De todos modos, las instituciones democráticas y los líderes políticos tendrán que renovar su compromiso con la construcción de una economía justa. Eso implica priorizar a los trabajadores y ciudadanos comunes por encima de las multinacionales y los bancos, y fomentar la confianza en las tecnocracias adecuadas; la existencia de funcionarios distantes que se dediquen a imponer políticas no favorecerá para resolver los retos globales. Para hacer frente al cambio climático, el desempleo, la desigualdad, la IA y los trastornos que causa la globalización, las democracias deben combinar el conocimiento experto con el apoyo público.

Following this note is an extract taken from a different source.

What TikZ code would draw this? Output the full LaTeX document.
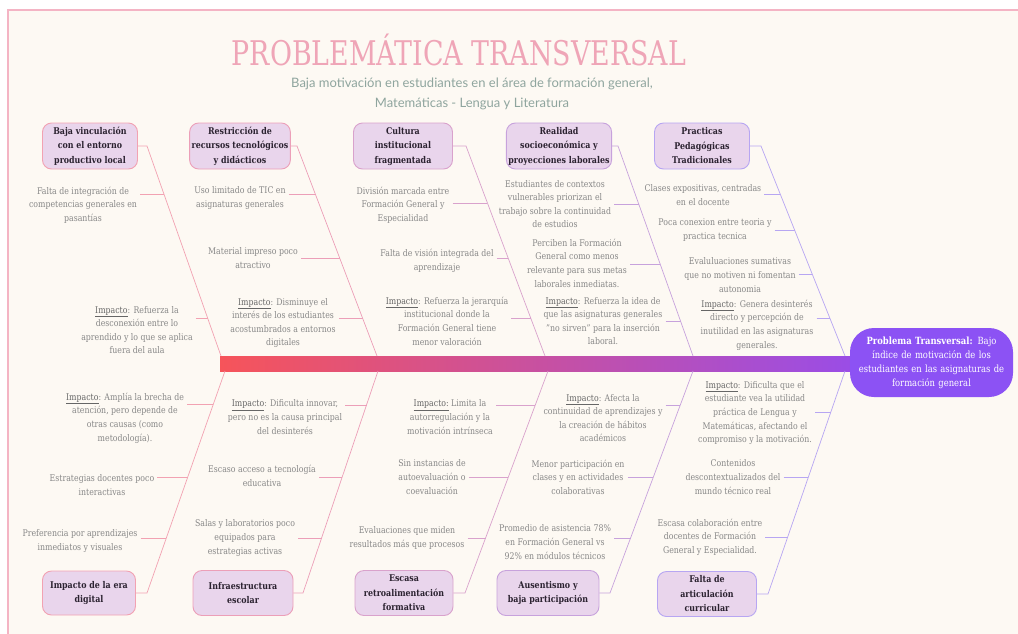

No será fácil, porque muchos votantes desconfían de los partidos de centro. Aunque la izquierda dura —como la de Jean-Luc Mélenchon en Francia— goza de una credibilidad mayor que la de los políticos en el poder en términos de su compromiso con los trabajadores e independencia de los intereses de la banca y las empresas globales, no queda claro que las políticas populistas de izquierda vayan a crear la economía que quieren los votantes. Esto sugiere una opción para los partidos centristas: pueden comenzar con un manifiesto que rechace la lealtad ciega a las multinacionales y la globalización desregulada, y ofrecer un plan factible y claro para combinar el crecimiento con la reducción de la desigualdad. También deben lograr un equilibrio más certero entre la apertura y la fijación de límites razonables a la migración. Si en la segunda ronda de las elecciones parlamentarias francesas suficientes votantes apoyan a los partidos prodemocracia en lugar de a la Agrupación Nacional, es muy posible que la apuesta de Macron funcione; pero incluso en ese caso las cosas no pueden seguir como antes. Para recuperar el apoyo y la confianza de la ciudadanía, la democracia debe ser más favorable a los trabajadores y a la equidad.